Однако так и не начав ничего делать, он быстро вернулся в машину, сбросил куртку, подсел к столу, снял с левой руки и отложил в сторону часы с браслетом из нержавейки, закатал рукава тёплой замшевой рубахи, достал оба изумруда и положил их к себе на широкие, мозолистые ладони настоящего русского работяги. Чтобы поместиться полностью, они даже легли на его предплечья. Своими крепкими руками Митяй мог не только ковать сталь и тесать камень, строгать дерево и штукатурить стены, он умел ими ещё и нежно ласкать женщину и ребёнка, а при необходимости его руки не дрогнули бы, случись ему свернуть шею лютому врагу. Прошло несколько секунд, и оба изумруда нежным золотисто-зелёным светом осветили будку с двумя большими окошками и сделав её интерьер совершенно фантастическим, в смысле прекрасным, таинственным и чуть ли не волшебным. Раздался мелодичный перезвон, и от обоих говорящих камней стали отваливаться пластинки.

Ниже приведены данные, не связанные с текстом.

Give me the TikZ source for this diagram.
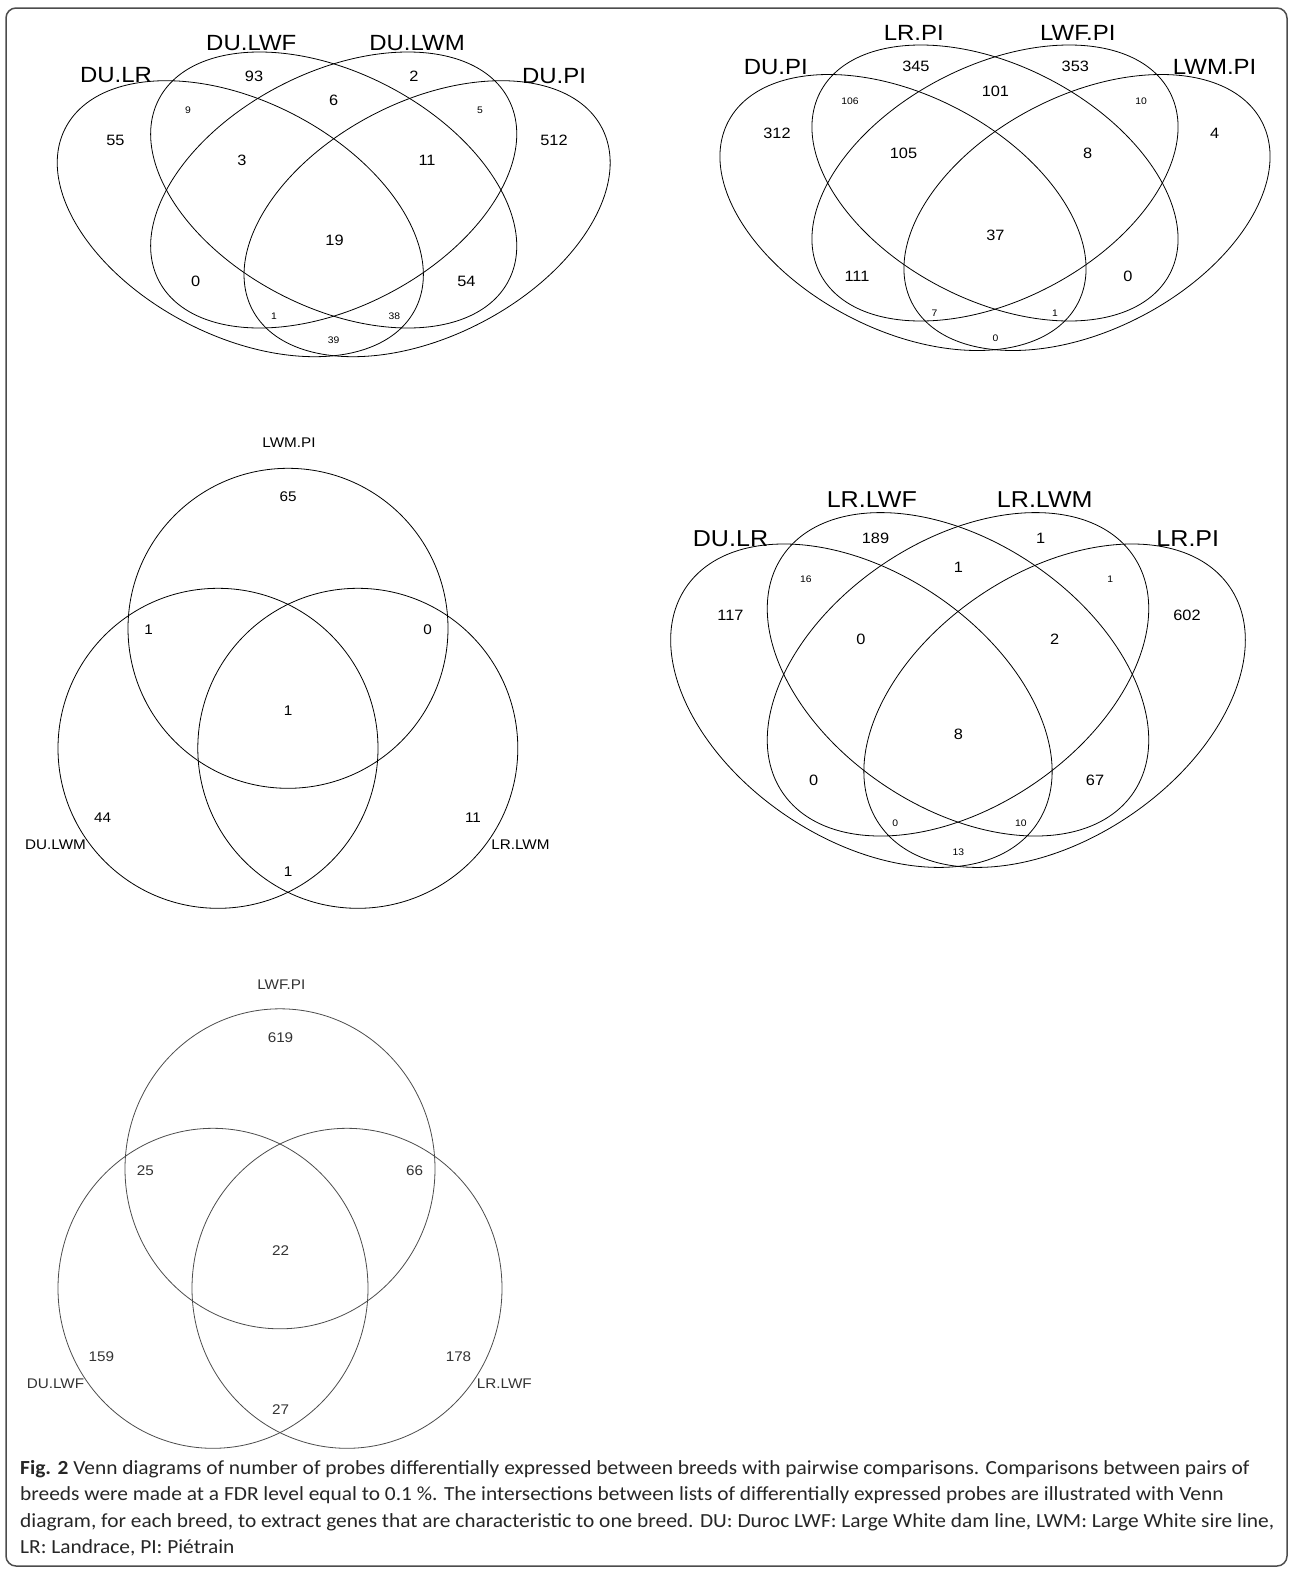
\documentclass[tikz,border=0pt]{standalone}
\usepackage{fontspec}
\usepackage{xcolor}
\usetikzlibrary{shapes.geometric}
\newfontfamily\vennfont[FakeStretch=1.09]{Liberation Sans}
\newfontfamily\capfont[FakeStretch=1.07]{Carlito}

\begin{document}
\begin{tikzpicture}[
  x=1pt, y=-1pt,
  set/.style={draw, ellipse, inner sep=0pt, line width=0.8pt},
  quadset/.style={set, minimum width=394pt, minimum height=234.4pt},
  quadsetb/.style={set, minimum width=423.2pt, minimum height=266.4pt},
  circset/.style={set, minimum width=320pt, minimum height=320pt},
  circsetb/.style={set, draw=black!70, minimum width=310pt, minimum height=320pt},
  cat/.style={inner sep=0pt, font=\vennfont\fontsize{22}{22}\selectfont},
  catb/.style={inner sep=0pt, font=\vennfont\fontsize{23}{23}\selectfont},
  num/.style={inner sep=0pt, font=\vennfont\fontsize{15}{15}\selectfont},
  tiny/.style={inner sep=0pt, font=\vennfont\fontsize{9.5}{9.5}\selectfont},
  lbl/.style={inner sep=0pt, font=\vennfont\fontsize{14}{14}\selectfont},
  capline/.style={inner sep=0pt, anchor=base west, text=black!85, font=\capfont\fontsize{20}{26}\selectfont}
]
\useasboundingbox (0,0) rectangle (1292,1572);
\draw[black!70, line width=1.5pt, rounded corners=10pt] (6,8) rectangle (1287,1566);

% DU comparisons
\node[quadset, rotate=-27.4] (a-dulr) at (240.3,218.7) {};
\node[quadset, rotate=-27.4] (a-dulwf) at (333.7,190) {};
\node[quadset, rotate=27.4] (a-dulwm) at (333.7,190) {};
\node[quadset, rotate=27.4] (a-dupi) at (427.1,218.7) {};
\node[cat] (a-l1) at (116,75.5) {DU.LR};
\node[cat] (a-l2) at (251.3,42.7) {DU.LWF};
\node[cat] (a-l3) at (417,42.7) {DU.LWM};
\node[cat] (a-l4) at (554,76) {DU.PI};
\node[num] (a-r1) at (254,76) {93};
\node[num] (a-r2) at (414,76) {2};
\node[num] (a-r3) at (333.7,100) {6};
\node[num] (a-r4) at (115.4,140) {55};
\node[num] (a-r5) at (554,140) {512};
\node[num] (a-r6) at (241.8,160) {3};
\node[num] (a-r7) at (427,160) {11};
\node[num] (a-r8) at (334.5,240) {19};
\node[num] (a-r9) at (195.7,281.7) {0};
\node[num] (a-r10) at (466.4,281.7) {54};
\node[tiny] (a-r11) at (188,110) {9};
\node[tiny] (a-r12) at (480,110) {5};
\node[tiny] (a-r13) at (274,316) {1};
\node[tiny] (a-r14) at (394.3,316) {38};
\node[tiny] (a-r15) at (333.7,340.7) {39};

% PI comparisons
\node[quadset, rotate=-27.4] (b-dupi) at (903,212.5) {};
\node[quadset, rotate=-27.4] (b-lrpi) at (995,183) {};
\node[quadset, rotate=27.4] (b-lwfpi) at (995,183) {};
\node[quadset, rotate=27.4] (b-lwmpi) at (1087,212.5) {};
\node[cat] (b-l1) at (775.8,66.7) {DU.PI};
\node[cat] (b-l2) at (913.8,33.3) {LR.PI};
\node[cat] (b-l3) at (1077.8,33.3) {LWF.PI};
\node[cat] (b-l4) at (1214.6,66.7) {LWM.PI};
\node[num] (b-r1) at (915.9,66.7) {345};
\node[num] (b-r2) at (1075.3,66.7) {353};
\node[num] (b-r3) at (995.4,91.7) {101};
\node[num] (b-r4) at (777,133.3) {312};
\node[num] (b-r5) at (1214.6,133.3) {4};
\node[num] (b-r6) at (903.5,153.3) {105};
\node[num] (b-r7) at (1087.7,153.3) {8};
\node[num] (b-r8) at (995.4,235) {37};
\node[num] (b-r9) at (857,276.7) {111};
\node[num] (b-r10) at (1128,276.7) {0};
\node[tiny] (b-r11) at (850,101.7) {106};
\node[tiny] (b-r12) at (1141.2,101.7) {10};
\node[tiny] (b-r13) at (934.4,313.3) {7};
\node[tiny] (b-r14) at (1055,313.3) {1};
\node[tiny] (b-r15) at (995.4,338.3) {0};

% LWM comparisons
\node[circset] (c-lwmpi) at (288,628.3) {};
\node[circset] (c-dulwm) at (218,748.3) {};
\node[circset] (c-lrlwm) at (357.8,748.3) {};
\node[lbl] (c-l1) at (289,443) {LWM.PI};
\node[lbl] (c-l2) at (55.5,845) {DU.LWM};
\node[lbl] (c-l3) at (520.5,845) {LR.LWM};
\node[lbl] (c-r1) at (288,497) {65};
\node[lbl] (c-r2) at (148.5,630) {1};
\node[lbl] (c-r3) at (427.5,630) {0};
\node[lbl] (c-r4) at (288,711) {1};
\node[lbl] (c-r5) at (102.6,818) {44};
\node[lbl] (c-r6) at (473,818) {11};
\node[lbl] (c-r7) at (288,871.7) {1};

% LR comparisons
\node[quadsetb, rotate=-33.9] (d-dulr) at (861.4,705.7) {};
\node[quadsetb, rotate=-33.9] (d-lrlwf) at (958,674.3) {};
\node[quadsetb, rotate=33.9] (d-lrlwm) at (958,674.3) {};
\node[quadsetb, rotate=33.9] (d-lrpi) at (1054.6,705.7) {};
\node[catb] (d-l1) at (730.5,538.3) {DU.LR};
\node[catb] (d-l2) at (871.8,499.3) {LR.LWF};
\node[catb] (d-l3) at (1044.8,499.3) {LR.LWM};
\node[catb] (d-l4) at (1187.8,538.3) {LR.PI};
\node[num] (d-r1) at (875.5,538.3) {189};
\node[num] (d-r2) at (1040.7,538.3) {1};
\node[num] (d-r3) at (958.3,567.3) {1};
\node[num] (d-r4) at (730.5,615) {117};
\node[num] (d-r5) at (1187,615) {602};
\node[num] (d-r6) at (861,639.3) {0};
\node[num] (d-r7) at (1054.7,639.3) {2};
\node[num] (d-r8) at (958.3,734) {8};
\node[num] (d-r9) at (813.7,780.7) {0};
\node[num] (d-r10) at (1095,780.7) {67};
\node[tiny] (d-r11) at (805.9,579.3) {16};
\node[tiny] (d-r12) at (1110.3,579.3) {1};
\node[tiny] (d-r13) at (895.3,823.3) {0};
\node[tiny] (d-r14) at (1020.9,823.3) {10};
\node[tiny] (d-r15) at (958.3,852.7) {13};

% LWF comparisons
\node[circsetb] (e-lwfpi) at (280,1168.8) {};
\node[circsetb] (e-dulwf) at (213,1288.3) {};
\node[circsetb] (e-lrlwf) at (347,1288.3) {};
\node[lbl, text=black!80] (e-l1) at (281.3,985) {LWF.PI};
\node[lbl, text=black!80] (e-l2) at (55.5,1383.3) {DU.LWF};
\node[lbl, text=black!80] (e-l3) at (504.4,1383.3) {LR.LWF};
\node[lbl, text=black!80] (e-r1) at (280.5,1037.3) {619};
\node[lbl, text=black!80] (e-r2) at (145.4,1170.7) {25};
\node[lbl, text=black!80] (e-r3) at (414.5,1170.7) {66};
\node[lbl, text=black!80] (e-r4) at (280.5,1251) {22};
\node[lbl, text=black!80] (e-r5) at (101.4,1356.7) {159};
\node[lbl, text=black!80] (e-r6) at (458.5,1356.7) {178};
\node[lbl, text=black!80] (e-r7) at (280.5,1410) {27};

% caption
\node[capline] (cap1) at (20,1474) {\textbf{Fig. 2} Venn diagrams of number of probes differentially expressed between breeds with pairwise comparisons. Comparisons between pairs of};
\node[capline] (cap2) at (20,1500.5) {breeds were made at a FDR level equal to 0.1 \%. The intersections between lists of differentially expressed probes are illustrated with Venn};
\node[capline] (cap3) at (20,1527) {diagram, for each breed, to extract genes that are characteristic to one breed. DU: Duroc LWF: Large White dam line, LWM: Large White sire line,};
\node[capline] (cap4) at (20,1553) {LR: Landrace, PI: Piétrain};
\end{tikzpicture}
\end{document}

Обхватив их концы пальцами, Митяй стряхнул сероватые, потускневшие пластинки на стол и, наконец, принялся рассматривать, во что же превратились его говорящие камни Лариска и Зинуля-зеленуля.
Лариска сделалась похожа на шестигранное веретено, заострённое с двух сторон, только один кончик у неё был овальным, словно яйцо куропатки, а второй острым, как игла. Митяй не выдержал, положил Зинулю на край стола, протянул руку за кастрюлей из нержавейки и провёл кончиком по стали. Изумрудная Лариска легко царапала сталь, что и неудивительно, ведь изумруд — второй камень по твёрдости после алмаза. Он сразу же понял, что с помощью своего правого говорящего камня сможет творить самые настоящие чудеса, ведь Лариска была способна генерировать целую прорву излучений. Он с улыбкой поцеловал её и вложил в новенький цилиндрический футляр второй кожаной кобуры, которую надел на себя вместо старой, остриём кверху, и взял в руки Зинулю. Та превратилась в идеально ровную изумрудную призму из более тёмного изумруда длиной тридцать три сантиметра и шести сантиметров в поперечнике, с параллельными, идеально отполированными торцами. Митяй посмотрел в окно сквозь призму. Он ожидал, что сейчас увидит мир окрашенным в зелёный цвет, а вместо этого противоположный берег реки Чусовой бросился к нему навстречу. Призма работала как мощный панорамный бинокль, а когда он посмотрел сквозь неё, глянув в торец, то понял, что она является ещё и микроскопом, а также телескопом. Всё зависело от того, через какую линзу смотреть. Он положил Зинулю в замшевый футляр и облегчённо вздохнул. Вот теперь он был ведлом с говорящими камнями, причём ведлом очень знающим и могущественным. Правда, его говорящие камни в конечном итоге приняли совсем иную форму, чем та, которая привиделась ему когда-то.